The Senate report comes less than a year after Goldman Sachs paid $550 million to resolve SEC claims that it failed to disclose that hedge fund Paulson & Co. was betting against, and influenced the selection of, CDOs the company was packaging and selling.

Goldman Sachs, in its settlement with the SEC, acknowledged that marketing materials for the 2007 CDO deal contained "incomplete information."

The Senate subcommittee's bipartisan report, buttressed by 2,800 footnotes and thousands of internal documents from Goldman Sachs and other firms, may have more impact than previous investigations into the crisis.

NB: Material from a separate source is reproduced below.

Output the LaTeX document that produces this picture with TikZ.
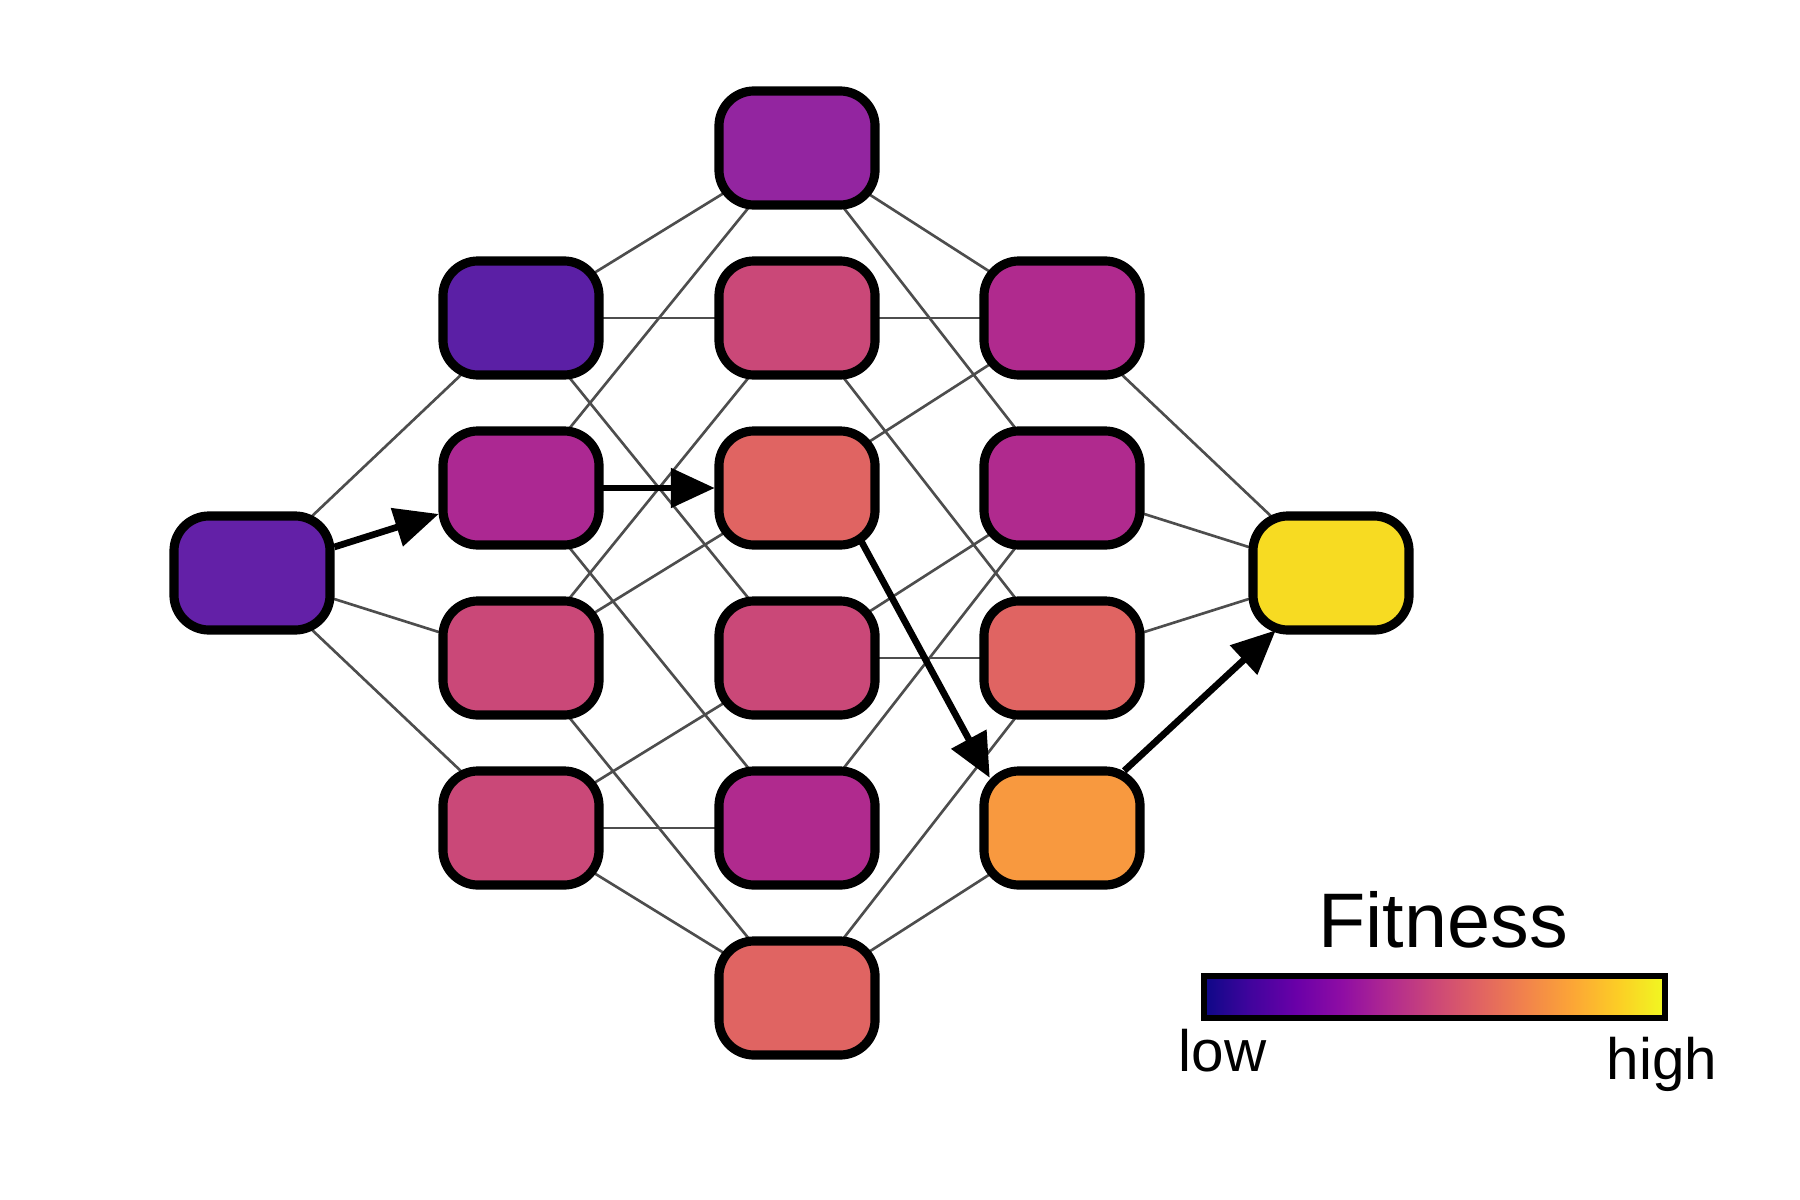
\documentclass[tikz,border=0pt]{standalone}
\usepackage{fontspec}
\setmainfont{Liberation Sans}
\usetikzlibrary{arrows.meta}
\pgfdeclarelayer{under}
\pgfsetlayers{under,main}
\definecolor{cA0}{HTML}{6320A7}
\definecolor{cA1}{HTML}{5B1FA5}
\definecolor{cA2}{HTML}{AC2892}
\definecolor{cPk}{HTML}{CA4878}
\definecolor{cC1}{HTML}{9325A0}
\definecolor{cSal}{HTML}{E06462}
\definecolor{cMag}{HTML}{B02A8E}
\definecolor{cOr}{HTML}{F8993F}
\definecolor{cYe}{HTML}{F7DB22}
\definecolor{cEdge}{HTML}{4D4D4D}
\definecolor{p0}{HTML}{0D0887}
\definecolor{p1}{HTML}{41049D}
\definecolor{p2}{HTML}{6A00A8}
\definecolor{p3}{HTML}{8F0DA4}
\definecolor{p4}{HTML}{B12A90}
\definecolor{p5}{HTML}{CC4778}
\definecolor{p6}{HTML}{E16462}
\definecolor{p7}{HTML}{F2844B}
\definecolor{p8}{HTML}{FCA636}
\definecolor{p9}{HTML}{FCCE25}
\definecolor{p10}{HTML}{F0F921}
\pgfdeclarehorizontalshading{plasmabar}{100bp}{color(0bp)=(p0); color(25bp)=(p0); color(30bp)=(p1); color(35bp)=(p2); color(40bp)=(p3); color(45bp)=(p4); color(50bp)=(p5); color(55bp)=(p6); color(60bp)=(p7); color(65bp)=(p8); color(70bp)=(p9); color(75bp)=(p10); color(100bp)=(p10)}
\tikzset{
  state/.style={draw=black, line width=2.6pt, rounded corners=10pt,
    minimum width=1.56cm, minimum height=1.14cm, inner sep=0pt, outer sep=1.2pt},
  link/.style={draw=cEdge, line width=0.75pt},
  arr/.style={draw=black, line width=1.9pt, -{Triangle[length=12.5pt,width=11pt]}},
  lbl/.style={inner sep=0pt, text=black}
}
\begin{document}
\begin{tikzpicture}[x=0.01cm,y=-0.01cm]
\useasboundingbox (0,0) rectangle (1800,1200);
% nodes
\node[state, fill=cA0] (A0) at (252,573) {};
\node[state, fill=cA1] (A1) at (521,318) {};
\node[state, fill=cA2] (A2) at (521,488) {};
\node[state, fill=cPk] (A3) at (521,658) {};
\node[state, fill=cPk] (A4) at (521,828) {};
\node[state, fill=cC1] (C1) at (797,148) {};
\node[state, fill=cPk] (C2) at (797,318) {};
\node[state, fill=cSal] (C3) at (797,488) {};
\node[state, fill=cPk] (C4) at (797,658) {};
\node[state, fill=cMag] (C5) at (797,828) {};
\node[state, fill=cSal] (C6) at (797,998) {};
\node[state, fill=cMag] (B1) at (1062,318) {};
\node[state, fill=cMag] (B2) at (1062,488) {};
\node[state, fill=cSal] (B3) at (1062,658) {};
\node[state, fill=cOr] (B4) at (1062,828) {};
\node[state, fill=cYe] (E) at (1331,573) {};
% thin links behind nodes
\begin{pgfonlayer}{under}
\fill[white] (0,0) rectangle (1800,1200);
\draw[link] (A0.center) -- (A1.center);
\draw[link] (A0.center) -- (A3.center);
\draw[link] (A0.center) -- (A4.center);
\draw[link] (A1.center) -- (C1.center);
\draw[link] (A1.center) -- (C2.center);
\draw[link] (A1.center) -- (C4.center);
\draw[link] (A2.center) -- (C1.center);
\draw[link] (A2.center) -- (C5.center);
\draw[link] (A3.center) -- (C2.center);
\draw[link] (A3.center) -- (C3.center);
\draw[link] (A3.center) -- (C6.center);
\draw[link] (A4.center) -- (C4.center);
\draw[link] (A4.center) -- (C5.center);
\draw[link] (A4.center) -- (C6.center);
\draw[link] (C1.center) -- (B1.center);
\draw[link] (C1.center) -- (B2.center);
\draw[link] (C2.center) -- (B1.center);
\draw[link] (C2.center) -- (B3.center);
\draw[link] (C3.center) -- (B1.center);
\draw[link] (C4.center) -- (B2.center);
\draw[link] (C4.center) -- (B3.center);
\draw[link] (C5.center) -- (B2.center);
\draw[link] (C6.center) -- (B3.center);
\draw[link] (C6.center) -- (B4.center);
\draw[link] (B1.center) -- (E.center);
\draw[link] (B2.center) -- (E.center);
\draw[link] (B3.center) -- (E.center);
\end{pgfonlayer}
% path arrows
\draw[arr] (A0) -- (A2);
\draw[arr] (A2) -- (C3);
\draw[arr] ([shift={(-18,-8)}]C3.south east) -- ([shift={(10,11)}]B4.north west);
\draw[arr] ([shift={(-20,4)}]B4.north east) -- ([shift={(27,-4)}]E.south west);
% legend
\shade[shading=plasmabar] (1204,976) rectangle (1665,1018);
\draw[line width=1.8pt] (1204,976) rectangle (1665,1018);
\node[lbl, anchor=base, font=\fontsize{22pt}{26pt}\selectfont] (fit) at (1443,947) {Fitness};
\node[lbl, anchor=base west, font=\fontsize{16.6pt}{20pt}\selectfont] (low) at (1178,1071) {low};
\node[lbl, anchor=base east, font=\fontsize{16.6pt}{20pt}\selectfont] (high) at (1718,1079) {high};
\end{tikzpicture}
\end{document}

It's an open question whether the Justice Department and the SEC will review its findings. Levin does not have the power to refer the allegations to federal authorities on his own. The subcommittee has a formal process for making referrals, which requires Levin to get the support of Coburn before making an official referral. Levin is going to recommend that the subcommittee make referrals, though he has not done it yet, staff members said.

The Levin report will be examined by policy makers including the SEC and Commodity Futures Trading Commission, which are writing hundreds of Dodd-Frank rules governing derivatives, mortgage securities and proprietary trading.
Coburn, the senior Republican on the subcommittee, said the review carries more heft than the three separate reports issued earlier this year by a politically divided Financial Crisis Inquiry Commission.

"We don't need commissions to do our job and this proves it," Coburn said. The FCIC "spent $8 million and 15 months" on its inquiry and "didn't report anything of significance."

The panel said Goldman Sachs relied on "abusive" sales practices and was rife with conflicts of interest that encouraged putting profits ahead of clients.

"While we disagree with many of the conclusions of the report, we take seriously the issues explored by the subcommittee," van Praag said.

Van Praag pointed to the firm's recent examination of its business practices that prompted it to make "significant changes that will strengthen relationships with clients, improve transparency and disclosure and enhance standards for the review, approval and suitability of complex instruments."

In the case of one CDO, Hudson Mezzanine Funding 2006-1, Goldman Sachs told investors its interests were "aligned" with theirs while the firm held 100% of the short side, according to the report.